Will you accept a PR with only an addition of the #coding: UTF8 comment ?

jyurek commented 11 years ago

@kenn, can you try applying @cfabianski's patch and reporting back if it fixes your problem?

cfabianski commented 11 years ago

I'm trying to fix the build with jruby 1.7.0 as travis is not happy with this change

jyurek commented 11 years ago

And I ask this because, sadly, I'm unable to reproduce this using the https://github.com/thoughtbot/paperclip_demo repo. I uploaded a "Façade.jpg" without issue.

cfabianski commented 11 years ago

@jyurek what's your ENV ? (LC_LANG and so on) When you get into those troubles, it becomes hard

cfabianski commented 11 years ago

BTW, I need more time, master isn't compatible with jRuby 1.7. It has been tested only with jRuby 1.6.8

jyurek commented 11 years ago

Ah, I have "LANG=en_US.UTF-8" in there. Maybe that has something to do with it. Thanks, I'll check this out later.

cfabianski commented 11 years ago

On my side I have LANG=fr_FR.UTF-8

cfabianski commented 11 years ago

@jyurek if you have an idea about why the build os broken on jRuby 1.7.0, please let me know :-)

jyurek commented 11 years ago

I'll check it out tonight and let you know what I find.

kenn commented 11 years ago

I can't reproduce the problem on my Mac, probably because Macs hold filenames as UTF-8-MAC and browsers send them as UTF-8.

My guess is that the client that caused the error was a localized Windows client with ISO-8859-1 (or whatever) encoding, which sends filenames in their system encoding.

If so, I don't think magic comments in the source files will fix the problem.

ActionDispatch::Http::UploadedFile has this method for original_filename:

def encode_filename(filename)
  # Encode the filename in the utf8 encoding, unless it is nil or we're in 1.8
  if "ruby".encoding_aware? && filename
    filename.force_encoding("UTF-8").encode!
  else
    filename
  end
end

If my reasoning is correct, force_encoding in this method is the root cause of the problem.

cfabianski commented 11 years ago

@kenn I'm able to reproduce the issue with the current master of cocaine. ArgumentError: invalid byte sequence in US-ASCII If I change for my fork and the dedicated branch it does work

I just uploaded a filename with accented characters like this Image_à-çédric.jpg

Can you try again?

[EDIT] ruby 1.9.3-p0 with rvm on Mac OS X 10.7.5

cfabianski commented 11 years ago

BTW, the magic comment should be added by default because UTF-8 is more a standard than US-ASCII don't you think?

cfabianski commented 11 years ago

I have a server running with my own fork and I can confirm that my fix fixed all bugs pointing out this issue.

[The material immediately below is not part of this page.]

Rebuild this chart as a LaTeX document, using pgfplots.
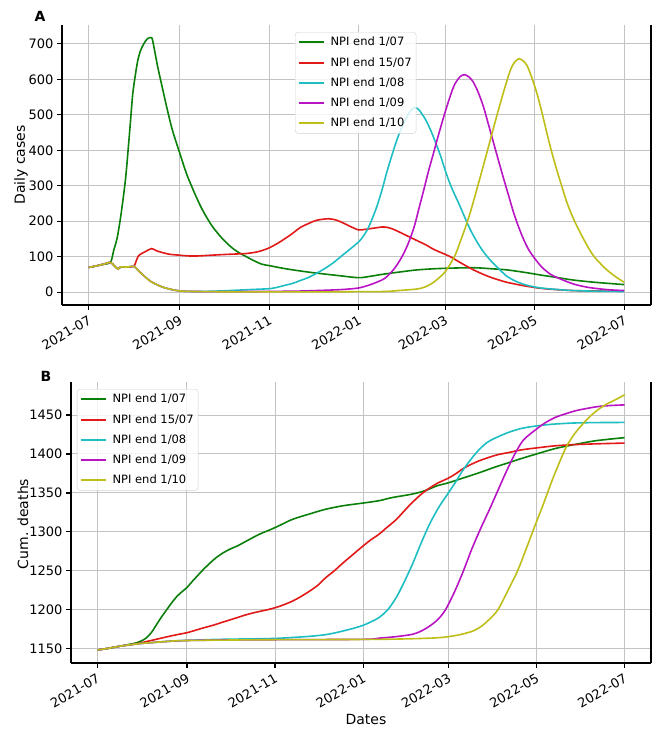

Unfortunately, as usual with encoding issue, it's pretty hard to reproduce this in a test because you have to put the magic comment on top of your spec file to accent accented characters :-/

jyurek commented 11 years ago

Ok I've pulled in @cfabianski's PR. @robworley, can you try this out and let me know if you have further problems?

robworley commented 11 years ago

@cfabianski's patch is working for me. Thanks all.

jyurek commented 11 years ago

Great, thanks. I'll close this for now. Please let us know if this pops up again.

ujh commented 11 years ago

Would it be possible to get a new release of cocaine? I'm facing this bug and I'd rather use an official release than a git revision.

cfabianski commented 11 years ago

@ujh for now, you can do this gem "cocaine", '0.4.2', :git => "git://github.com/cfabianski/cocaine.git", :branch => '34-utf-8-encoding'

ujh commented 11 years ago

@cfabianski Thanks. I'm doing something along these lines for now.